Everything from the line with "Convert this diagram to TikZ code." through the line with "(0,0) rectangle (1126,1282);", inclusive, should be repeated exactly, except the pictures.

• Records provided:

* Start *

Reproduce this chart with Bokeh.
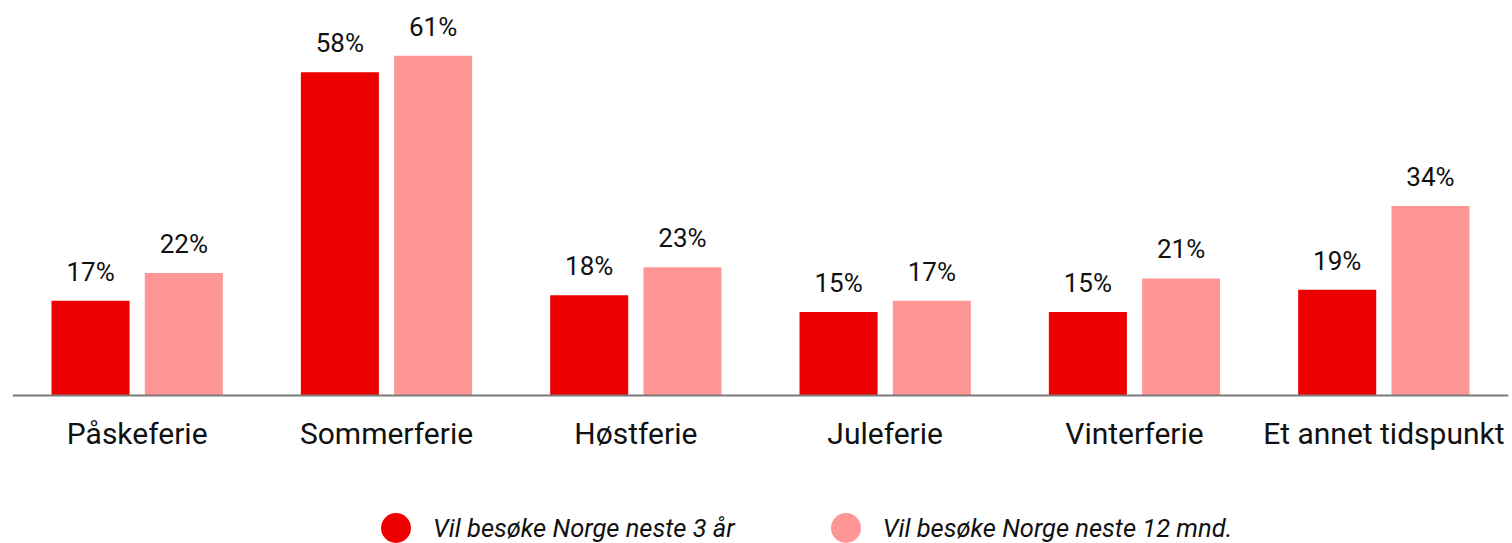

* End *
* Start *

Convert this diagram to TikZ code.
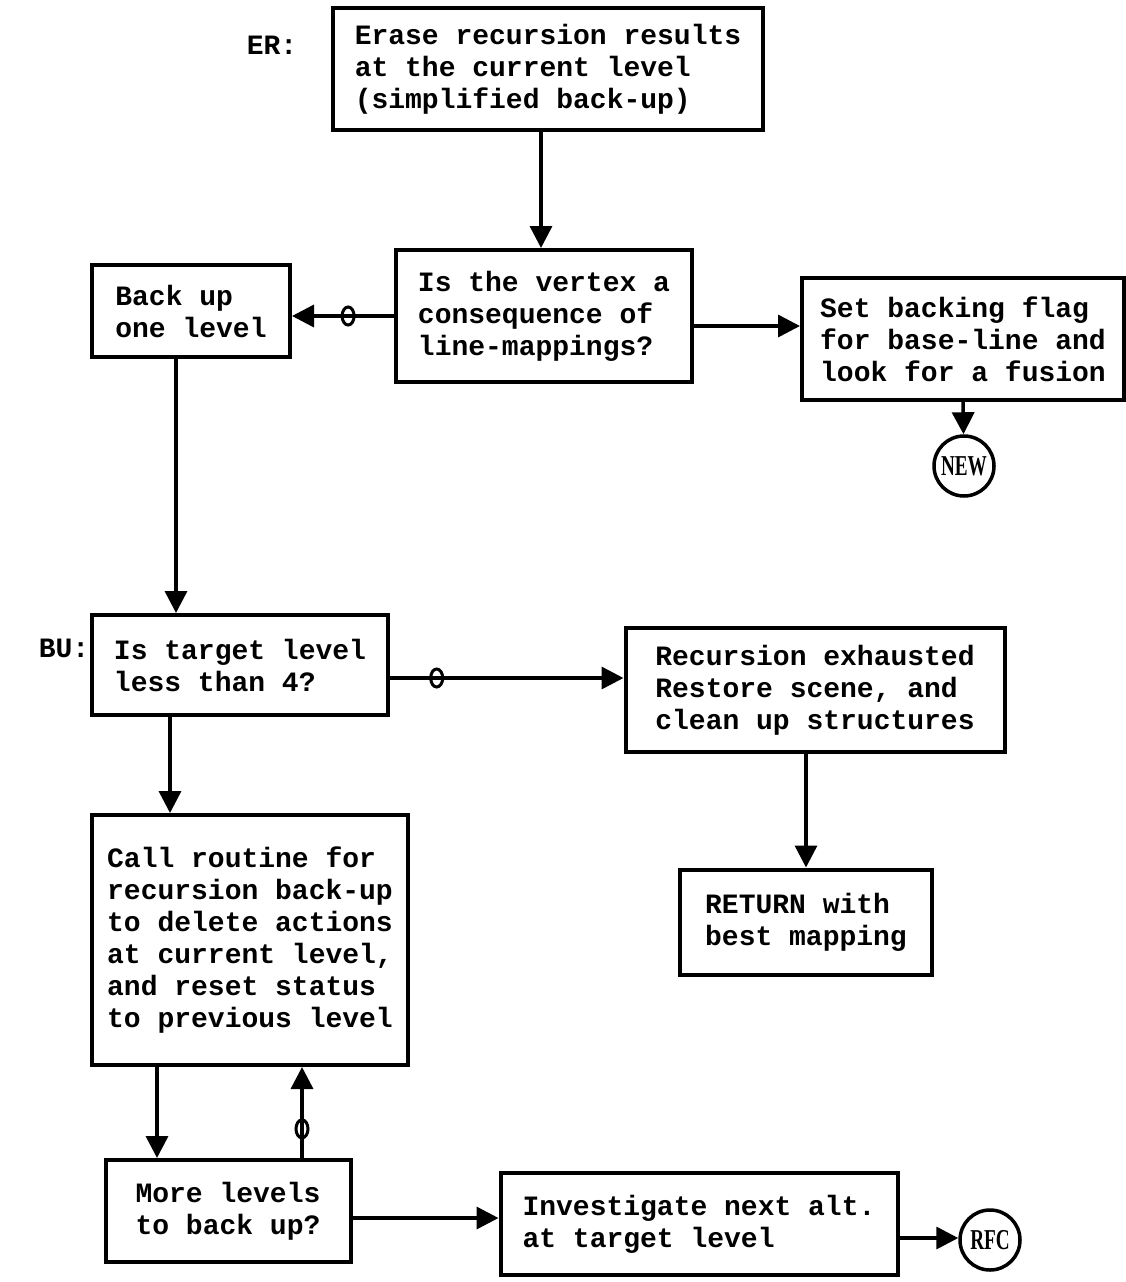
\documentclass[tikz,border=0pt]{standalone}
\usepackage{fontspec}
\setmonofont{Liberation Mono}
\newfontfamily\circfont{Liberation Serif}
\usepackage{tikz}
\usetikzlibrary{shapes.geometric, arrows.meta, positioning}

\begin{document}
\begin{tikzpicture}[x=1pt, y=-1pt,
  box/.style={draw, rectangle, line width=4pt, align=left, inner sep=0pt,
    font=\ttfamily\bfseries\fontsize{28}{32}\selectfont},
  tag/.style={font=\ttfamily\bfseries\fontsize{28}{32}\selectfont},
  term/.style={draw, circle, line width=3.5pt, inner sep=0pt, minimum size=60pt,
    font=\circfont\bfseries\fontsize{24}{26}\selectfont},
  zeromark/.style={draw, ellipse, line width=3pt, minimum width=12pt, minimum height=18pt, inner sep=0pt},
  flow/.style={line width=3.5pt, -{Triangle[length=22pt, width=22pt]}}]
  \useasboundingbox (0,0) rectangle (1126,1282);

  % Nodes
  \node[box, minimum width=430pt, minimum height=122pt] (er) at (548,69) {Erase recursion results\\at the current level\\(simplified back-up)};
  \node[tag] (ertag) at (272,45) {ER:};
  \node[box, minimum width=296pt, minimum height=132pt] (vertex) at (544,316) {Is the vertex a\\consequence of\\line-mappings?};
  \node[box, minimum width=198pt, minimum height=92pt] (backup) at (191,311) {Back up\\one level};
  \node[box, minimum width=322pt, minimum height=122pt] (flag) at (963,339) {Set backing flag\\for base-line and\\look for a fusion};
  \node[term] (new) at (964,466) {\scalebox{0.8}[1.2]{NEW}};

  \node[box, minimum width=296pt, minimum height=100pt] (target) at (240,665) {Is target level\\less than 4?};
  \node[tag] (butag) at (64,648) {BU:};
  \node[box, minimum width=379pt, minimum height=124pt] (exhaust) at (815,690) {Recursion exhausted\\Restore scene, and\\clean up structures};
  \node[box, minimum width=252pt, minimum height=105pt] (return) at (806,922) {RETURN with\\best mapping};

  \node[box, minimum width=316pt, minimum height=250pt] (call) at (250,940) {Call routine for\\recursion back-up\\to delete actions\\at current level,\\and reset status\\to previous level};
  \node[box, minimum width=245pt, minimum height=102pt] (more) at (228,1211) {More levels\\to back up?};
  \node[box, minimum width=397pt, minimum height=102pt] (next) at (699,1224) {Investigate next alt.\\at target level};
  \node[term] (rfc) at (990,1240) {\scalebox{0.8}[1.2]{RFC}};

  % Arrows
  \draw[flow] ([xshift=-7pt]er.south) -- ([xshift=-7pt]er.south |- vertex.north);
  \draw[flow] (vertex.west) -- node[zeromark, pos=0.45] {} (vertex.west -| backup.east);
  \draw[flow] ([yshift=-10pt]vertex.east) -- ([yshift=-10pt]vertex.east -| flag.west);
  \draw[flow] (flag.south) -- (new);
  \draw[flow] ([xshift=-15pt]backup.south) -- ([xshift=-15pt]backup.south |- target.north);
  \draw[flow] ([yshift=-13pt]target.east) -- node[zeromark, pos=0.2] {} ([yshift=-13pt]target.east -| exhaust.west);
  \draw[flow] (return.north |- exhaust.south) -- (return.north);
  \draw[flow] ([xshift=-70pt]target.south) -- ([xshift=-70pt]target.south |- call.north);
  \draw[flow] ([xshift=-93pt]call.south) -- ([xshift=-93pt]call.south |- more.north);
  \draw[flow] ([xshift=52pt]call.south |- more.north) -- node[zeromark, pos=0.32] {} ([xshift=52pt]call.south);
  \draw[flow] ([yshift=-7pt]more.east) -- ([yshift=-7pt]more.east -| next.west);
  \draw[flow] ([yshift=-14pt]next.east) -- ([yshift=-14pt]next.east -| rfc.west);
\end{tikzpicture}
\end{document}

* End *

• Complete response:
Convert this diagram to TikZ code.
\documentclass[tikz,border=0pt]{standalone}
\usepackage{fontspec}
\setmonofont{Liberation Mono}
\newfontfamily\circfont{Liberation Serif}
\usepackage{tikz}
\usetikzlibrary{shapes.geometric, arrows.meta, positioning}

\begin{document}
\begin{tikzpicture}[x=1pt, y=-1pt,
  box/.style={draw, rectangle, line width=4pt, align=left, inner sep=0pt,
    font=\ttfamily\bfseries\fontsize{28}{32}\selectfont},
  tag/.style={font=\ttfamily\bfseries\fontsize{28}{32}\selectfont},
  term/.style={draw, circle, line width=3.5pt, inner sep=0pt, minimum size=60pt,
    font=\circfont\bfseries\fontsize{24}{26}\selectfont},
  zeromark/.style={draw, ellipse, line width=3pt, minimum width=12pt, minimum height=18pt, inner sep=0pt},
  flow/.style={line width=3.5pt, -{Triangle[length=22pt, width=22pt]}}]
  \useasboundingbox (0,0) rectangle (1126,1282);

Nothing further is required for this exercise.